Porque, con sus excesos y obscenidades y la Justicia evaluará si también algunos delitos, el WhatsApp de Luis Hermosilla revela hechos y conductas que todos sabemos son consuetudinarias en la élite chilena, como el amiguismo, el intercambio de favores, los mecanismos informales de promoción y designación de cargos, la elusión tributaria, todos los cuales requieren con urgencia y, desde hace bastante tiempo, cambios importantes en las reglas del juego.
Pero ahí tenemos, por ejemplo, retardada por años, la reforma al sistema notarial. Aprovechar el escándalo que genera en la opinión pública la exhibición de estos déficit de funcionamiento de nuestra sociedad para generar o apurar transformaciones que nos hagan avanzar en el imperio de la meritocracia y la justicia es a lo que debiera apuntar el gobierno y el sistema político, en lugar de obsesionarse equivocadamente con la calculadora electoral.
Combatir la corrupción, establecer controles para prevenirla, perseguir y castigar severamente a los corruptos es una cuestión de capital importancia para la democracia, sin duda. Cuando se descubre un caso, se muestra ante la sociedad y recibe el castigo social y luego también judicial, la democracia puede fortalecerse.

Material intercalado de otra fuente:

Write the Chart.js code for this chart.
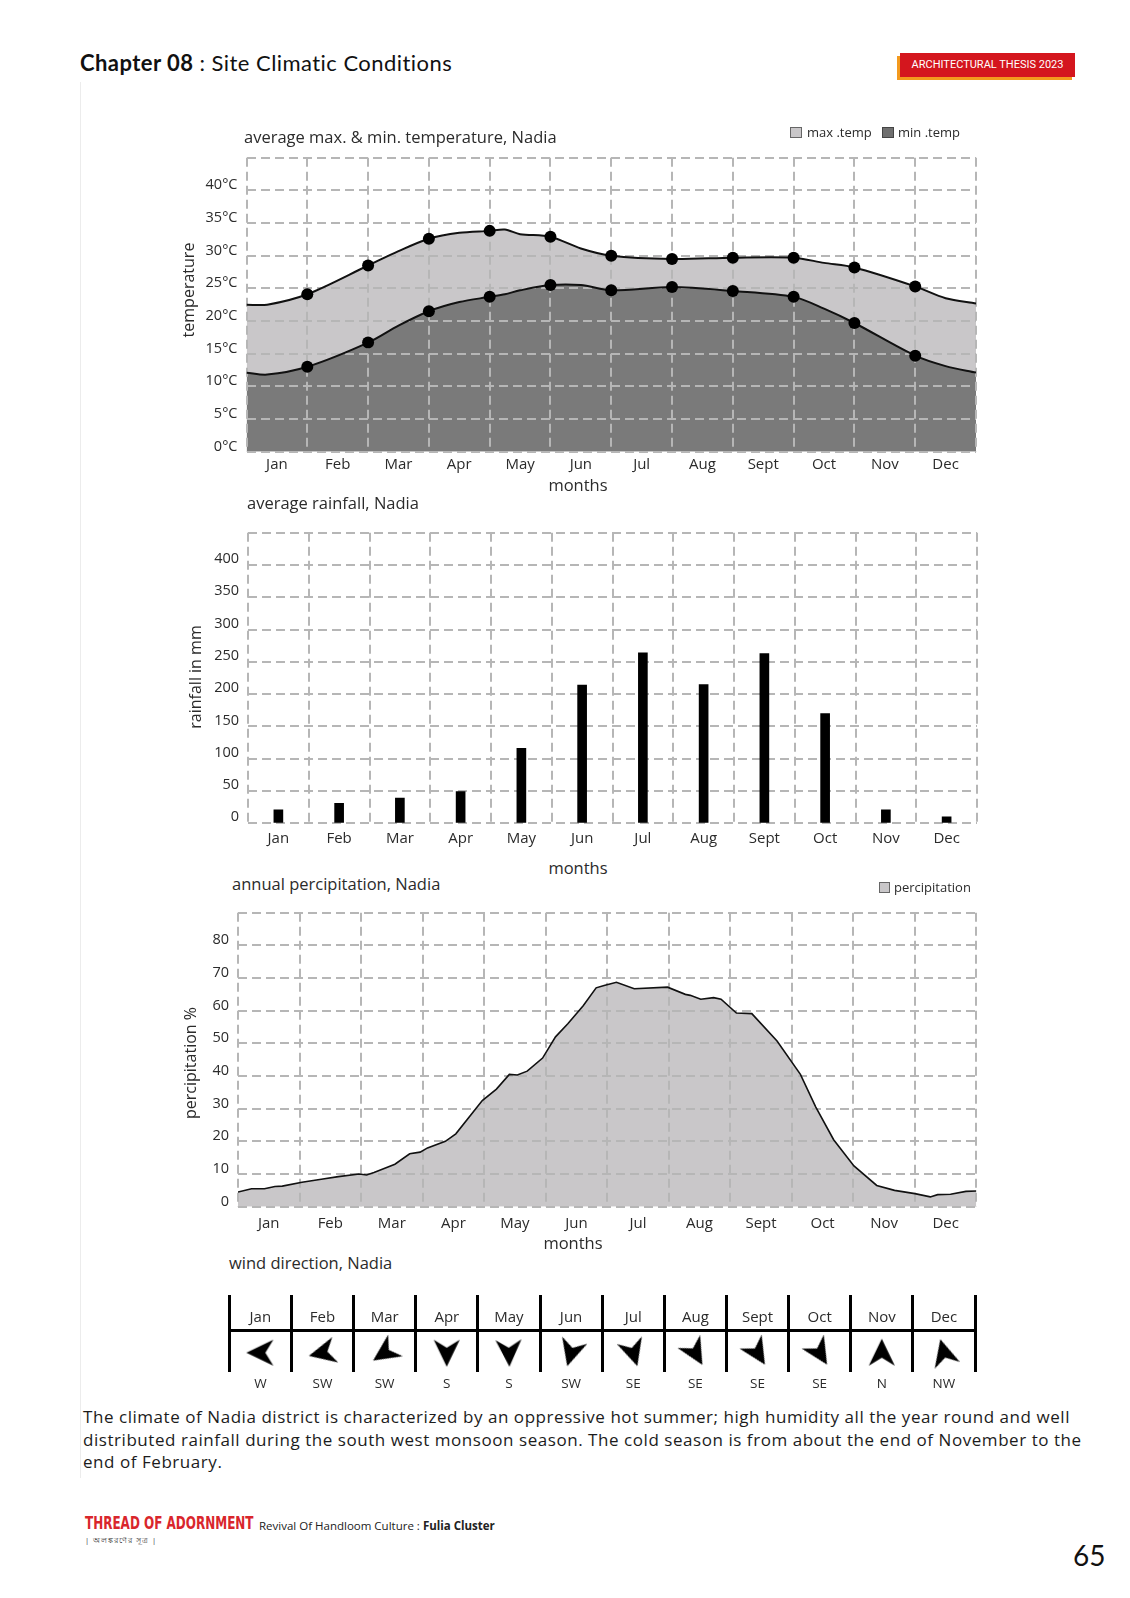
<!DOCTYPE html>
<html>
<head>
<meta charset="utf-8">
<script src="https://cdn.jsdelivr.net/npm/chart.js@4.4.1/dist/chart.umd.min.js"></script>
<style>
  html, body { margin: 0; padding: 0; background: #fff; }
  body { width: 1130px; height: 1598px; position: relative; overflow: hidden; font-family: 'Open Sans', sans-serif; color: #2b2b2b; }
  canvas { position: absolute; }
  .t { position: absolute; white-space: nowrap; line-height: 1; transform: translateY(-50%); }
  .c { position: absolute; white-space: nowrap; line-height: 1; transform: translate(-50%, -50%); }
  .rot { position: absolute; white-space: nowrap; line-height: 1; transform: translate(-50%, -50%) rotate(-90deg); font-size: 16px; }
  .box { position: absolute; border: 1px solid #666; box-sizing: border-box; }
  .ttl { font-size: 16.5px; }
</style>
</head>
<body>
<div style="position:absolute;left:80px;top:82px;width:1px;height:1396px;background:#ececec"></div>

<div class="t" style="left:80px;top:63px;font-family:Lato;font-size:22px;letter-spacing:0.45px;color:#111"><b style="font-weight:700">Chapter 08</b> : Site Climatic Conditions</div>
<div style="position:absolute;left:897px;top:56px;width:175px;height:24px;background:#f39a1e"></div>
<div style="position:absolute;left:900px;top:53px;width:175px;height:24px;background:#d4161e;color:#fff;font-family:Roboto;font-size:11px;line-height:24px;text-align:center">ARCHITECTURAL THESIS 2023</div>

<canvas id="c-temp" width="840" height="340" style="left:150px;top:140px;width:840px;height:340px"></canvas>
<canvas id="c-rain" width="840" height="340" style="left:150px;top:515px;width:840px;height:340px"></canvas>
<canvas id="c-prec" width="840" height="340" style="left:150px;top:895px;width:840px;height:340px"></canvas>
<canvas id="c-wind" width="780" height="120" style="left:210px;top:1280px;width:780px;height:120px"></canvas>

<div class="t ttl" style="left:244px;top:137px">average max. &amp; min. temperature, Nadia</div>
<div class="box" style="left:790px;top:127px;width:12px;height:11px;background:#c9c7c9"></div>
<div class="t" style="left:807px;top:132px;font-size:13px">max .temp</div>
<div class="box" style="left:882px;top:127px;width:12px;height:11px;background:#6f6f6f;border-color:#444"></div>
<div class="t" style="left:898px;top:132px;font-size:13px">min .temp</div>
<div class="rot" style="left:188px;top:290px">temperature</div>
<div class="c ttl" style="left:578px;top:485px">months</div>

<div class="t ttl" style="left:247px;top:503px">average rainfall, Nadia</div>
<div class="rot" style="left:195px;top:677px">rainfall in mm</div>
<div class="c ttl" style="left:578px;top:868px">months</div>

<div class="t ttl" style="left:232px;top:884px">annual percipitation, Nadia</div>
<div class="box" style="left:879px;top:882px;width:11px;height:11px;background:#c9c7c9"></div>
<div class="t" style="left:894px;top:887px;font-size:13px">percipitation</div>
<div class="rot" style="left:190px;top:1063px">percipitation %</div>
<div class="c ttl" style="left:573px;top:1243px">months</div>

<div class="t ttl" style="left:229px;top:1263px">wind direction, Nadia</div>

<div style="position:absolute;left:83px;top:1406px;font-size:17px;letter-spacing:0.55px;line-height:22.5px;color:#1c1c1c;white-space:nowrap">The climate of Nadia district is characterized by an oppressive hot summer; high humidity all the year round and well<br>distributed rainfall during the south west monsoon season. The cold season is from about the end of November to the<br>end of February.</div>

<div class="t" style="left:85px;top:1523px;font-family:'Liberation Sans Narrow','DejaVu Sans Condensed',sans-serif;font-weight:700;font-size:18px;color:#d9262c;transform:translateY(-50%) scaleX(0.74);transform-origin:left center">THREAD OF ADORNMENT</div>
<div class="t" style="left:259px;top:1526px;font-size:11.5px;color:#222">Revival Of Handloom Culture : <b>Fulia Cluster</b></div>
<div class="t" style="left:85px;top:1541px;font-size:7.5px;color:#333;letter-spacing:1px">| অলঙ্করণের সূত্র |</div>
<div class="t" style="left:1073px;top:1555px;font-family:Lato;font-size:28px;color:#111">65</div>

<script>
const months = ['Jan', 'Feb', 'Mar', 'Apr', 'May', 'Jun', 'Jul', 'Aug', 'Sept', 'Oct', 'Nov', 'Dec'];

// temperature curves, x in month-column units (gridline positions 0..12)
const tempX = [0, 0.34, 1, 2, 2.5, 3, 3.5, 4, 4.25, 4.5, 5, 5.5, 6, 7, 8, 9, 9.5, 10, 11, 11.5, 12];
const maxTemp = [22.5, 22.5, 24.1, 28.5, 30.7, 32.6, 33.5, 33.8, 34.0, 33.3, 32.9, 31.1, 30.0, 29.5, 29.7, 29.7, 28.9, 28.2, 25.3, 23.5, 22.7];
const minTemp = [12.1, 11.8, 13.0, 16.7, 19.3, 21.5, 22.9, 23.7, 24.1, 24.7, 25.5, 25.5, 24.7, 25.2, 24.6, 23.7, 21.9, 19.7, 14.7, 13.1, 12.1];

const rainfall = [21, 31, 39, 49, 116, 214, 264, 215, 263, 170, 21, 10];

const precipX = [0, 0.22, 0.43, 0.6, 0.72, 1.04, 1.38, 1.63, 1.97, 2.09, 2.21, 2.55, 2.79, 2.96, 3.08, 3.37, 3.54, 3.97, 4.2, 4.41, 4.54, 4.7, 4.95, 5.16, 5.36, 5.61, 5.82, 5.95, 6.15, 6.44, 6.98, 7.27, 7.35, 7.52, 7.73, 7.85, 8.1, 8.35, 8.76, 9.14, 9.39, 9.68, 10.01, 10.38, 10.67, 11, 11.25, 11.37, 11.58, 11.83, 12];
const precipValues = [4.5, 5.5, 5.5, 6.2, 6.3, 7.5, 8.5, 9.2, 10, 9.7, 10.5, 13, 16.2, 16.7, 18, 20, 22.3, 32.5, 36, 40.5, 40.3, 41.5, 45.5, 52, 56, 61.5, 67, 67.7, 68.7, 66.7, 67.2, 65, 64.7, 63.5, 64, 63.5, 59.3, 59.1, 50.7, 40.5, 30.5, 20.5, 12.5, 6.5, 5, 4, 3, 3.7, 3.8, 4.7, 4.8];

const windDirs = ['W', 'SW', 'SW', 'S', 'S', 'SW', 'SE', 'SE', 'SE', 'SE', 'N', 'NW'];
const windAngles = [270, 257, 236, 180, 178, 196, 163, 150, 148, 148, 0, 345];

const tempTicks = { max: 45, step: 5 };
const rainTicks = { max: 450, step: 50 };
const precipTicks = { max: 90, step: 10 };

Chart.defaults.font.family = "'Open Sans', sans-serif";
Chart.defaults.color = '#2b2b2b';

const TEXT = '#2b2b2b';
const dashedGrid = { color: '#b6b6b6', lineWidth: 2, drawTicks: false };
const dashedBorder = { display: false, dash: [9, 5] };

function toPoints(xs, ys) {
  return xs.map((x, i) => ({ x, y: ys[i] }));
}

function monthAxis(height, padding) {
  return {
    type: 'category',
    offset: true,
    grid: { ...dashedGrid, offset: true },
    border: dashedBorder,
    ticks: { padding, font: { size: 15 }, color: TEXT, maxRotation: 0, autoSkip: false },
    afterFit: (s) => { s.height = height; },
  };
}

function valueAxis(t, width, offset, fmt) {
  return {
    min: 0,
    max: t.max,
    grid: dashedGrid,
    border: dashedBorder,
    ticks: {
      stepSize: t.step,
      padding: 9,
      labelOffset: offset,
      font: { size: 14.5 },
      color: TEXT,
      callback: (v) => (v === t.max ? '' : fmt(v)),
    },
    afterFit: (s) => { s.width = width; },
  };
}

const basePlugins = { legend: { display: false }, tooltip: { enabled: false }, filler: { drawTime: 'beforeDraw' } };
const markerRadius = (c) => (Number.isInteger(c.raw.x) && c.raw.x > 0 && c.raw.x < 12 ? 6 : 0);

// temperature
new Chart(document.getElementById('c-temp'), {
  type: 'line',
  data: {
    labels: months,
    datasets: [
      {
        label: 'max .temp',
        data: toPoints(tempX, maxTemp),
        xAxisID: 'xd',
        borderColor: '#111',
        borderWidth: 2,
        backgroundColor: '#c9c7c9',
        fill: 1,
        tension: 0.3,
        pointRadius: markerRadius,
        pointBackgroundColor: '#000',
        pointBorderWidth: 0,
      },
      {
        label: 'min .temp',
        data: toPoints(tempX, minTemp),
        xAxisID: 'xd',
        borderColor: '#111',
        borderWidth: 2,
        backgroundColor: '#7a7a7a',
        fill: 'origin',
        tension: 0.3,
        pointRadius: markerRadius,
        pointBackgroundColor: '#000',
        pointBorderWidth: 0,
      },
    ],
  },
  options: {
    animation: false,
    responsive: false,
    layout: { padding: { top: 14.3, right: 14, bottom: 0, left: 0 } },
    plugins: basePlugins,
    scales: {
      x: monthAxis(28.3, 4.5),
      xd: { type: 'linear', min: 0, max: 12, display: false },
      y: valueAxis(tempTicks, 96.5, -5, (v) => v + '°C'),
    },
  },
});

// rainfall
new Chart(document.getElementById('c-rain'), {
  type: 'bar',
  data: {
    labels: months,
    datasets: [{ label: 'rainfall', data: rainfall, backgroundColor: '#000', barThickness: 9 }],
  },
  options: {
    animation: false,
    responsive: false,
    layout: { padding: { top: 11.7, right: 13, bottom: 0, left: 0 } },
    plugins: basePlugins,
    scales: {
      x: monthAxis(31.7, 6),
      y: valueAxis(rainTicks, 98, -6, (v) => String(v)),
    },
  },
});

// percipitation
new Chart(document.getElementById('c-prec'), {
  type: 'line',
  data: {
    labels: months,
    datasets: [{
      label: 'percipitation',
      data: toPoints(precipX, precipValues),
      xAxisID: 'xd',
      borderColor: '#111',
      borderWidth: 1.6,
      backgroundColor: '#c9c7c9',
      fill: 'origin',
      tension: 0,
      pointRadius: 0,
    }],
  },
  options: {
    animation: false,
    responsive: false,
    layout: { padding: { top: 11.7, right: 13.6, bottom: 0, left: 0 } },
    plugins: basePlugins,
    scales: {
      x: monthAxis(28.3, 7.6),
      xd: { type: 'linear', min: 0, max: 12, display: false },
      y: valueAxis(precipTicks, 88, -5, (v) => String(v)),
    },
  },
});

// wind direction table
function makeArrow() {
  const c = document.createElement('canvas');
  c.width = 32;
  c.height = 32;
  const g = c.getContext('2d');
  g.translate(16, 16);
  g.beginPath();
  g.moveTo(0, -14);
  g.lineTo(13, 13);
  g.lineTo(0, 5);
  g.lineTo(-13, 13);
  g.closePath();
  g.fillStyle = '#000';
  g.fill();
  return c;
}

const ROW_LINE = 46;
const ROW_ARROW = 21.5;
const ROW_MONTH = 60.5;

const monthRowLabels = {
  id: 'monthRowLabels',
  afterDatasetsDraw(chart) {
    const { ctx, scales } = chart;
    ctx.save();
    ctx.font = "15px 'Open Sans'";
    ctx.fillStyle = TEXT;
    ctx.textAlign = 'center';
    ctx.textBaseline = 'middle';
    months.forEach((m, i) => {
      ctx.fillText(m, scales.x.getPixelForValue(i), scales.y.getPixelForValue(ROW_MONTH));
    });
    ctx.restore();
  },
};

new Chart(document.getElementById('c-wind'), {
  type: 'line',
  data: {
    labels: windDirs,
    datasets: [{
      label: 'wind',
      data: windAngles.map((a, i) => ({ x: i, y: ROW_ARROW })),
      showLine: false,
      pointStyle: makeArrow(),
      pointRadius: 14,
      pointRotation: windAngles,
    }],
  },
  options: {
    animation: false,
    responsive: false,
    layout: { padding: { top: 6, right: 14, bottom: 0, left: 19.3 } },
    plugins: { legend: { display: false }, tooltip: { enabled: false } },
    scales: {
      x: {
        type: 'category',
        offset: true,
        grid: { offset: true, color: '#000', lineWidth: 3, drawTicks: false },
        border: { display: false },
        ticks: { padding: 4, font: { size: 13.5 }, color: TEXT, maxRotation: 0, autoSkip: false },
        afterFit: (s) => { s.height = 28; },
      },
      y: {
        min: 0,
        max: 86,
        grid: { color: '#000', lineWidth: 3, drawTicks: false },
        border: { display: false },
        ticks: { display: false },
        afterBuildTicks: (s) => { s.ticks = [{ value: ROW_LINE }]; },
        afterFit: (s) => { s.width = 0; },
      },
    },
  },
  plugins: [monthRowLabels],
});
</script>
</body>
</html>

Pero si los principales actores políticos, cada vez que en el campo adversario alguien protagoniza un hecho de corrupción intentan convertirlo en parte de la esencia de la institución política adversa, los escándalos de corrupción, en lugar de mostrar la capacidad de la democracia para librarse de los corruptos, debilitan la democracia, porque extiende la idea de que todos son corruptos.
Y el efecto perverso de eso es que, cuando todos lo son, nadie lo es. Aún estamos lejos, pero el riesgo es real de que nos termine interpretando el tango de Santos Discepolo resignándonos a que “es lo mismo el que labura noche y día como un buey, que el que vive de las minas, que el que mata, que el que cura o está fuera de la ley”.